Первоначальный вариант Никейского Символа Веры оканчивается анафемой. То же самое делает первое соборное правило Константинопольского Собора. Современная неприязнь анафем дезавуирует веру. Никто не может подтвердить свою веру если он подтверждает противоположное, равно как никто не может защищать веру, не ведя войны против её врагов. Ни один неверующий или еретик не может быть обращён до тех пор, пока его не признали таковым. Анафемствования тем самым становятся основой понятия Символа веры.

Константинопольский Собор 381 года подробно разъяснил и утвердил неизменные постулаты веры вопреки попыткам со стороны гуманизма сделать их изменчивыми и непостоянными. Гуманизм вновь как и всегда увлечён тем же самым желание свести Писание к спутанному клубку из ненадёжных фактов, мифов, образов и символов. Его цель состоит в «освобождении» человека от библейской веры и сожжении здания веры для того, чтобы сделать его безбожником и полностью оставить его без своих корней. Однако бегство от Божьей неизменности тщетно, ибо каждая частичка человека, сотворённого Богом, свидетельствует о Боге (Рим. 1:18-25). Актёр Уолкер сказал: «Но если этот дом свяжет нас по рукам и ногам, станет нас тяготить… что ж, мы его просто сожжём». Такое намерение тщетно. Никто не может сжечь Божье творение. Человек-экзистенциалист — это просто миф. Единственный огонь, о котором узнает экзистенциалист, будет Божьим огнём.

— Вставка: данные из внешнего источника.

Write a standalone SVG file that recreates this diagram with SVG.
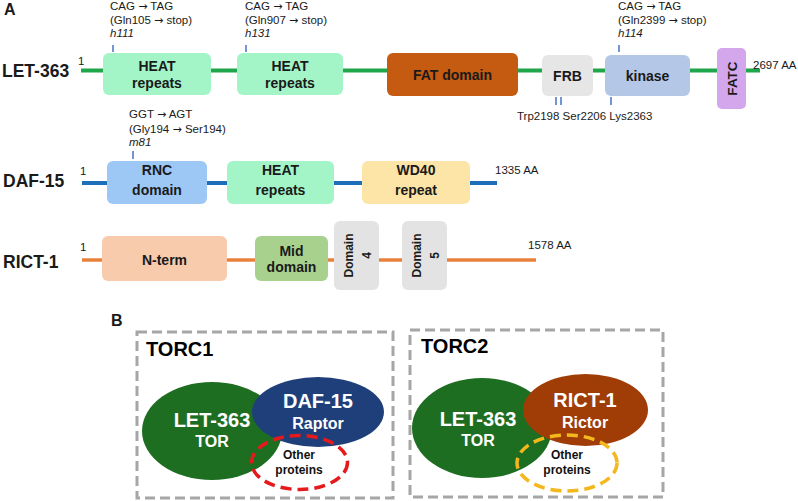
<svg xmlns="http://www.w3.org/2000/svg" width="798" height="501" viewBox="0 0 798 501">
<style>
text{font-family:"Liberation Sans",Arial,Helvetica,sans-serif;fill:#1a1a1a}
.lbl{font-size:17.5px;font-weight:bold}
.sm{font-size:11.5px}
.it{font-style:italic}
.ar{font-family:"DejaVu Sans",sans-serif;font-size:11px}
.dom{font-size:14px;font-weight:bold;text-anchor:middle}
.rot{font-size:12px;font-weight:bold;text-anchor:middle}
.tick{stroke:#4472c4;stroke-width:1.5}
.wt{fill:#fff;font-weight:bold;text-anchor:middle}
.oth{font-size:12px;font-weight:bold;text-anchor:middle;fill:#111}
.box{fill:none;stroke:#a6a6a6;stroke-width:3;stroke-dasharray:10 5}
</style>
<rect width="798" height="501" fill="#fff"/>
<text x="4" y="15" style="font-size:16px;font-weight:bold">A</text>
<text x="111" y="326" style="font-size:16px;font-weight:bold">B</text>

<g id="connectors">
<line x1="81" y1="70.5" x2="760" y2="70.5" stroke="#1fa64a" stroke-width="4"/>
<line x1="82" y1="183" x2="497" y2="183" stroke="#1e6fba" stroke-width="4"/>
<line x1="82" y1="260" x2="536" y2="260" stroke="#e8823b" stroke-width="3.5"/>
</g>

<g id="let363">
<text class="lbl" x="2" y="77">LET-363</text>
<text class="sm" x="78" y="65">1</text>
<text class="sm" x="753" y="69">2697 AA</text>
<rect x="103" y="53" width="108" height="42" rx="6" fill="#a3f5c8"/>
<text class="dom" x="157" y="70.5">HEAT</text><text class="dom" x="157" y="87.5">repeats</text>
<rect x="237" y="53" width="106" height="42" rx="6" fill="#a3f5c8"/>
<text class="dom" x="290" y="70.5">HEAT</text><text class="dom" x="290" y="87.5">repeats</text>
<rect x="387" y="53" width="131" height="43" rx="6" fill="#c55a11"/>
<text class="dom" x="452.5" y="80">FAT domain</text>
<rect x="542" y="55" width="51" height="41" rx="6" fill="#e6e6e6"/>
<text class="dom" x="567.5" y="81">FRB</text>
<rect x="605" y="55" width="85" height="41" rx="6" fill="#b4c7e7"/>
<text class="dom" x="647.5" y="81">kinase</text>
<rect x="717" y="48" width="29" height="61" rx="5" fill="#d4a6ec"/>
<text class="dom" transform="translate(731.5,78.5) rotate(-90)" x="0" y="5" style="font-size:13.5px">FATC</text>
<line class="tick" x1="113" y1="45" x2="113" y2="52"/>
<line class="tick" x1="246" y1="45" x2="246" y2="52"/>
<line class="tick" x1="619" y1="45" x2="619" y2="52"/>
<line class="tick" x1="556" y1="97" x2="556" y2="105"/>
<line class="tick" x1="561" y1="97" x2="561" y2="105"/>
<line class="tick" x1="611" y1="97" x2="611" y2="105"/>
<text class="sm" x="110" y="10">CAG <tspan class="ar">→</tspan> TAG</text>
<text class="sm" x="110" y="24">(Gln105 <tspan class="ar">→</tspan> stop)</text>
<text class="sm it" x="110" y="37">h111</text>
<text class="sm" x="245" y="10">CAG <tspan class="ar">→</tspan> TAG</text>
<text class="sm" x="245" y="24">(Gln907 <tspan class="ar">→</tspan> stop)</text>
<text class="sm it" x="245" y="37">h131</text>
<text class="sm" x="618" y="10">CAG <tspan class="ar">→</tspan> TAG</text>
<text class="sm" x="618" y="24">(Gln2399 <tspan class="ar">→</tspan> stop)</text>
<text class="sm it" x="618" y="37">h114</text>
<text class="sm" x="517" y="120">Trp2198 Ser2206 Lys2363</text>
</g>

<g id="daf15">
<text class="lbl" x="3" y="187">DAF-15</text>
<text class="sm" x="80" y="175">1</text>
<text class="sm" x="495" y="174">1335 AA</text>
<rect x="107" y="161" width="100" height="43" rx="6" fill="#9dc8f6"/>
<text class="dom" x="157" y="175">RNC</text><text class="dom" x="157" y="195">domain</text>
<rect x="227" y="161" width="107" height="43" rx="6" fill="#a3f5c8"/>
<text class="dom" x="280.5" y="175">HEAT</text><text class="dom" x="280.5" y="195">repeats</text>
<rect x="362" y="161" width="108" height="43" rx="6" fill="#fde4a7"/>
<text class="dom" x="416" y="175">WD40</text><text class="dom" x="416" y="195">repeat</text>
<line class="tick" x1="133" y1="151" x2="133" y2="159"/>
<text class="sm" x="129" y="118">GGT <tspan class="ar">→</tspan> AGT</text>
<text class="sm" x="129" y="132.5">(Gly194 <tspan class="ar">→</tspan> Ser194)</text>
<text class="sm it" x="129" y="145.5">m81</text>
</g>

<g id="rict1">
<text class="lbl" x="3" y="268">RICT-1</text>
<text class="sm" x="80" y="251">1</text>
<text class="sm" x="528" y="249">1578 AA</text>
<rect x="102" y="236" width="125" height="45" rx="6" fill="#f8cbad"/>
<text class="dom" x="164.5" y="265">N-term</text>
<rect x="255" y="236" width="73" height="45" rx="6" fill="#a9d18e"/>
<text class="dom" x="291.5" y="256">Mid</text><text class="dom" x="291.5" y="272">domain</text>
<rect x="334" y="221" width="45" height="69" rx="6" fill="#e3e3e3"/>
<text class="rot" transform="translate(356.5,255.5) rotate(-90)"><tspan x="0" y="-4">Domain</tspan><tspan x="0" y="14.5">4</tspan></text>
<rect x="402" y="221" width="45" height="69" rx="6" fill="#e3e3e3"/>
<text class="rot" transform="translate(424.5,255.5) rotate(-90)"><tspan x="0" y="-4">Domain</tspan><tspan x="0" y="14.5">5</tspan></text>
</g>

<g id="torc1">
<rect class="box" x="137" y="332" width="256" height="166"/>
<text x="146" y="356" style="font-size:20px;font-weight:bold;fill:#000">TORC1</text>
<ellipse cx="212" cy="431" rx="70" ry="49" fill="#1e6e22"/>
<ellipse cx="318" cy="412" rx="66" ry="35" fill="#1f3f7a"/>
<ellipse cx="299.5" cy="462.5" rx="48" ry="27" fill="none" stroke="#e41a1c" stroke-width="3.5" stroke-dasharray="11 6"/>
<text class="wt" x="212" y="427" style="font-size:20px">LET-363</text>
<text class="wt" x="212" y="447" style="font-size:16px">TOR</text>
<text class="wt" x="318" y="408" style="font-size:20px">DAF-15</text>
<text class="wt" x="318" y="429" style="font-size:16px">Raptor</text>
<text class="oth" x="299" y="459">Other</text>
<text class="oth" x="299" y="474">proteins</text>
</g>

<g id="torc2">
<rect class="box" x="410" y="330" width="253" height="167"/>
<text x="421" y="353" style="font-size:20px;font-weight:bold;fill:#000">TORC2</text>
<ellipse cx="482" cy="428" rx="70" ry="50" fill="#1e6e22"/>
<ellipse cx="585.5" cy="410" rx="62.5" ry="36" fill="#a03c05"/>
<ellipse cx="567" cy="463" rx="50" ry="28" fill="none" stroke="#f5b81c" stroke-width="3.5" stroke-dasharray="11 6"/>
<text class="wt" x="478" y="426" style="font-size:20px">LET-363</text>
<text class="wt" x="478" y="446" style="font-size:16px">TOR</text>
<text class="wt" x="585" y="407" style="font-size:20px">RICT-1</text>
<text class="wt" x="585" y="428" style="font-size:16px">Rictor</text>
<text class="oth" x="567" y="459">Other</text>
<text class="oth" x="567" y="474">proteins</text>
</g>
</svg>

1 Jack Ryan, “Robert Walker, Jr. — The Sorrow Behind The Smile” в Valley Times (San Fernando Valley, California) Family Weekly, January 22, 1967, p. 10.

2 Theodoret, “Ecclesiastical History”, Bk I, vi, в Nicene and Post-Nicene Fathers, series II, vol. III, p. 43.

3 Schaff, History of the Christian Church, vol. III, p. 643f.

4 Деяния Вселенских Соборов, том I, стр. 124.

5 Там же, стр. 125,126.

6 Св. Афанасий Великий, Четыре слова на ариан: слово третье /Творения в четырёх томах (Изд-ние Спасо-Преображенского Валаамского монастыря, Москва, 1994), том II, стр. 373; Athanasius, “Statement of Faith”, ii, в Nicene and Post-Nicene Fathers, IV, p. 84

7 Там же, стр. 467-470.

8 John M’Clintock and James Strong, Cyclopaedia of Biblical, Theologocal, and Ecclesiastical Literature (NY, Harper, 1849), vol. IX, “Sabellius”, p. 203.

9 Деяния Вселенских Соборов, том I, стр. 116.

10 Деяния Вселенских Соборов, том I, стр. 117.

11 Деяния Вселенских Соборов, том I, стр. 69,70,119,120.